Jekyll and Hyde play bit parts here, depending on whether you come for lunch or dinner. It's more of Mr. Hyde at lunch, when the service is spottier and you can never be sure who is cooking. Evenings, things run more smoothly. Pizza crusts are cracker crisp, pastas are chewy, the pace is more leisurely. It's also a lot prettier in this restaurant by candlelight.


As good as many of these dishes are, I enjoyed nothing so much as the delicious house flat bread, a thin, crisp bread brushed with herbs and baked in a wood-fired pizza oven. You'll get a small plateful of extra virgin olive oil into which garlic has been crushed, and it is a task to stop the dipping and eating. One evening two of us ate three baskets of this bread and who knows how much oil.

The best antipasti are probably a workmanlike, razor-thin carpaccio piled up in a mound on a pile of fresh greens, and grilled eggplant with roasted peppers, but I wouldn't call appetizers this restaurant's strong suit. It's a better idea to head right into these wonderful pizzas, with names like Calabrese, Adriatico, rustica. Rustica is a joy--sliced tomato, mozzarella, tomato sauce, fresh basil and more garlic--but I wouldn't quibble if Calabrese--goat cheese and black olives, basically--was substituted for it. Adriatico has shrimp, pesto and lots of mozzarella cheese.

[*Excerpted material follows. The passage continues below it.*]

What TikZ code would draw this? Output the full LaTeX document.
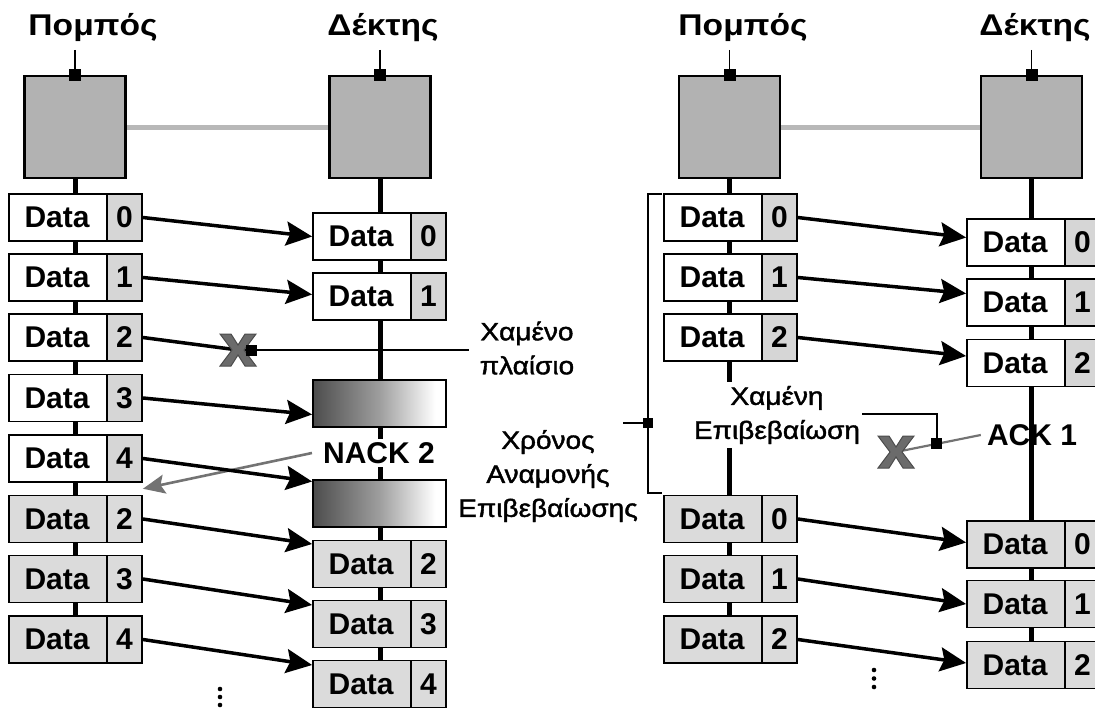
\documentclass[tikz,border=0pt]{standalone}
\usepackage{fontspec}
\setmainfont{Liberation Sans}
\newfontfamily\widesans{Liberation Sans}[FakeStretch=1.12]
\newfontfamily\notesans{Liberation Sans}[FakeStretch=1.12, FakeBold=1.6]
\usetikzlibrary{arrows.meta,calc,backgrounds}

% fade used for the frames that arrive damaged
\pgfdeclarehorizontalshading{lossfade}{100bp}{color(0bp)=(black!70); color(25bp)=(black!70); color(50bp)=(black!38); color(71bp)=(white); color(100bp)=(white)}

\definecolor{cellgray}{gray}{0.84}
\definecolor{rowgray}{gray}{0.86}
\definecolor{hostgray}{gray}{0.70}
\definecolor{linkgray}{gray}{0.72}
\definecolor{xgray}{gray}{0.42}
\definecolor{nackgray}{gray}{0.45}

\tikzset{
  host/.style={draw, line width=2.6pt, fill=hostgray, minimum width=101pt, minimum height=102pt, inner sep=0pt},
  port/.style={fill=black, minimum size=12pt, inner sep=0pt},
  frame/.style={draw, line width=1.8pt, minimum width=133pt, minimum height=47pt, inner sep=0pt},
  seqcell/.style={draw, line width=1.8pt, fill=cellgray, minimum width=35pt, minimum height=47pt, inner sep=0pt, font=\bfseries\fontsize{30}{30}\selectfont},
  datatxt/.style={font=\bfseries\fontsize{30}{30}\selectfont, inner sep=0pt},
  fadeframe/.style={draw, line width=1.8pt, shading=lossfade, minimum width=133pt, minimum height=47pt, inner sep=0pt},
  title/.style={font=\widesans\bfseries\fontsize{30}{30}\selectfont, inner sep=0pt},
  boldlbl/.style={font=\bfseries\fontsize{30}{30}\selectfont},
  note/.style={font=\notesans\fontsize{25}{34}\selectfont, align=center, inner sep=0pt},
  timeline/.style={line width=5pt},
  link/.style={line width=5pt, draw=linkgray},
  tick/.style={line width=1.6pt},
  msg/.style={line width=3.5pt, -{Stealth[length=26pt,width=24pt,inset=4pt]}},
  nackmsg/.style={line width=2.6pt, draw=nackgray, -{Stealth[length=22pt,width=19pt,inset=4pt]}},
  ackmsg/.style={line width=2.2pt, draw=nackgray},
  lostx/.pic={\path[fill=xgray, draw=black!70, line width=1pt]
     (-18,-16) -- (-7,-16) -- (0,-5) -- (7,-16) -- (18,-16) -- (6,0)
     -- (18,16) -- (7,16) -- (0,5) -- (-7,16) -- (-18,16) -- (-6,0) -- cycle;},
}

% a data frame: body with the word Data and a cell holding the sequence number
\newcommand{\frm}[5]{%
  \node[frame, fill=#4] (#1) at (#2) {};
  \node[seqcell, fill=#5, anchor=east] (#1s) at (#1.east) {#3};
  \node[datatxt] (#1t) at ($(#1.west)!0.5!(#1s.west)$) {Data};
}

\begin{document}
\begin{tikzpicture}[x=1pt,y=-1pt]
\useasboundingbox (0,0) rectangle (1095,709);
\clip (0,0) rectangle (1095,709);

% ===================== left: negative acknowledgement =====================
\node[title] (tl1) at (93,28) {Πομπός};
\node[title] (tl2) at (383,28) {Δέκτης};
\node[host] (h1) at (75,127) {};
\node[host] (h2) at (380,127) {};
\coordinate (k1) at (75,50);
\coordinate (k2) at (380,50);
\draw[tick] (k1) -- (h1.north);
\draw[tick] (k2) -- (h2.north);
\node[port] (p1) at (h1.north) {};
\node[port] (p2) at (h2.north) {};

\frm{a0}{75.5,217.5}{0}{white}{cellgray}
\frm{a1}{75.5,277.5}{1}{white}{cellgray}
\frm{a2}{75.5,337.5}{2}{white}{cellgray}
\frm{a3}{75.5,398}{3}{white}{cellgray}
\frm{a4}{75.5,458.5}{4}{white}{cellgray}
\frm{a5}{75.5,519}{2}{rowgray}{rowgray}
\frm{a6}{75.5,579}{3}{rowgray}{rowgray}
\frm{a7}{75.5,639.5}{4}{rowgray}{rowgray}

\frm{b0}{379.5,236.5}{0}{white}{cellgray}
\frm{b1}{379.5,296.5}{1}{white}{cellgray}
\node[fadeframe] (g1) at (379.5,403.5) {};
\node[fadeframe] (g2) at (379.5,503.5) {};
\frm{b5}{379.5,564}{2}{rowgray}{rowgray}
\frm{b6}{379.5,624}{3}{rowgray}{rowgray}
\frm{b7}{379.5,684}{4}{rowgray}{rowgray}

\node[boldlbl, fill=white, inner sep=3pt] (nack) at (379,453) {NACK 2};

\begin{scope}[on background layer]
  \draw[link] (h1.east) -- (h2.west);
  \draw[timeline] (h1.south) -- (h1.south |- a7.center);
  \draw[timeline] (h2.south) -- (h2.south |- b7.center);
\end{scope}

\draw[msg] (a0.east) -- (b0.west);
\draw[msg] (a1.east) -- ([yshift=2pt]b1.west);
\coordinate (x1) at (238,350);
\draw[line width=3.5pt] (a2.east) -- (x1);
\draw[msg] (a3.east) -- ([yshift=-11pt]g1.west);
\coordinate (nackend) at ($(a4.south east)!0.5!(a5.north east)$);
\draw[nackmsg] ([xshift=-8pt]nack.west) -- (nackend);
\draw[msg] (a4.east) -- ([yshift=22pt]g2.west);
\draw[msg] (a5.east) -- ([yshift=20pt]b5.west);
\draw[msg] (a6.east) -- ([yshift=19pt]b6.west);
\draw[msg] (a7.east) -- ([yshift=19pt]b7.west);

\node[note] (lostlbl) at (527,348) {Χαμένο\\πλαίσιο};
\coordinate (lostend) at (469,350);
\draw[tick] (x1) -- (lostend);
\pic at (x1) {lostx};
\node[port, minimum size=11pt] (q1) at (251,350) {};

\fill (220,689) circle[radius=2.3pt] (220,697) circle[radius=2.3pt] (220,705) circle[radius=2.3pt];

% ===================== right: positive acknowledgement =====================
\node[title] (tr1) at (743,28) {Πομπός};
\node[title] (tr2) at (1035,28) {Δέκτης};
\node[host] (h3) at (729.5,127) {};
\node[host] (h4) at (1031.5,127) {};
\coordinate (k3) at (729.5,50);
\coordinate (k4) at (1031.5,50);
\draw[tick] (k3) -- (h3.north);
\draw[tick] (k4) -- (h4.north);
\node[port] (p3) at (h3.north) {};
\node[port] (p4) at (h4.north) {};

\frm{c0}{730.5,217.5}{0}{white}{cellgray}
\frm{c1}{730.5,277.5}{1}{white}{cellgray}
\frm{c2}{730.5,337.5}{2}{white}{cellgray}
\frm{c3}{730.5,519}{0}{rowgray}{rowgray}
\frm{c4}{730.5,579}{1}{rowgray}{rowgray}
\frm{c5}{730.5,639.5}{2}{rowgray}{rowgray}

\frm{d0}{1033.5,242.5}{0}{white}{cellgray}
\frm{d1}{1033.5,302.5}{1}{white}{cellgray}
\frm{d2}{1033.5,363}{2}{white}{cellgray}
\frm{d3}{1033.5,544.5}{0}{rowgray}{rowgray}
\frm{d4}{1033.5,604}{1}{rowgray}{rowgray}
\frm{d5}{1033.5,665}{2}{rowgray}{rowgray}

\node[note, fill=white, inner sep=4pt] (lostack) at (777,415) {Χαμένη\\Επιβεβαίωση};
\node[boldlbl, inner sep=0pt] (ack) at (1032,435) {ACK 1};

\begin{scope}[on background layer]
  \draw[link] (h3.east) -- (h4.west);
  \draw[timeline] (h3.south) -- (h3.south |- c5.center);
  \draw[timeline] (h4.south) -- (h4.south |- d5.center);
\end{scope}

\draw[msg] (c0.east) -- ([yshift=5pt]d0.west);
\draw[msg] (c1.east) -- ([yshift=9pt]d1.west);
\draw[msg] (c2.east) -- ([yshift=7pt]d2.west);
\draw[msg] (c3.east) -- ([yshift=2pt]d3.west);
\draw[msg] (c4.east) -- (d4.west);
\draw[msg] (c5.east) -- ([yshift=2pt]d5.west);

\coordinate (x2) at (896,452);
\draw[ackmsg] ([xshift=-6pt]ack.west) -- (x2);
\pic at (x2) {lostx};
\node[port, minimum size=11pt] (q2) at ($([xshift=-6pt]ack.west)!0.52!(x2)$) {};
\coordinate (lk) at (862,414);
\draw[tick] (q2.center) |- (lk);

% waiting time bracket
\node[note] (waitlbl) at (548,476) {Χρόνος\\Αναμονής\\Επιβεβαίωσης};
\coordinate (bt) at (662,194);
\coordinate (bb) at (662,493);
\draw[tick] (bt) -| (648,343) |- (bb);
\node[port, minimum size=10pt] (q3) at (648,423) {};
\coordinate (wl) at (623,423);
\draw[tick] (wl) -- (q3);

\fill (874,670) circle[radius=2.3pt] (874,678.5) circle[radius=2.3pt] (874,687) circle[radius=2.3pt];
\end{tikzpicture}
\end{document}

Pastas are house-made in a kitchen that really understands the concept of al dente. There's a great, creamy spaghetti carbonara , a giant tangle of perfect noodles in a white ceramic bowl. I'll ask the chef to use a bit more pancetta and a bit less cream next time, but it's already heaven. Tagliolini rosso al pollo is an oddball beet pasta with chicken, broccoli, sun-dried tomato, garlic and oil. The fine, fat gnocchi, an acid test for any Italian kitchen, pass with flying colors. These little potato dumplings practically melt in your mouth.


There's also a compelling reason for ordering the grills here: They are quite reasonably priced. Where else around here can you get a full-fledged veal chop, on the bone, for only $14, the top price on Benvenuto's menu? Pollo arrosto al forno is chicken baked in the wood oven with rosemary, served with terrific roasted potatoes and a medley of vegetables. You'll find fresh fish daily, too. I had a great piece of salmon in a Play-Doh green pesto sauce, daunting at first, but tasty to the last.

Have the flourless chocolate torte or a rich, crusted apple tart for dessert and a frothy cappuccino. Their tiramisu is a thin layer of chocolate-dusted mascarpone atop some nicely soaked ladyfingers, and I did sneak in a bite or two. Psst--don't tell anybody, OK?

Where and When

What: Benvenuto Caffe.

Location: 12321 Ventura Blvd., Studio City.

Suggested dishes: pizza rustica, $7.75; gnocchi al pesto, $9; spaghetti alla carbonara , $8.75; pollo arrosto al forno , $12.50.

Hours: Lunch Monday-Friday, 11:30 a.m.-2:30 p.m.; dinner daily, 5:30-11 p.m. Valet parking. Beer and wine only.

Price: Dinner for two, $28-$45. All major credit cards.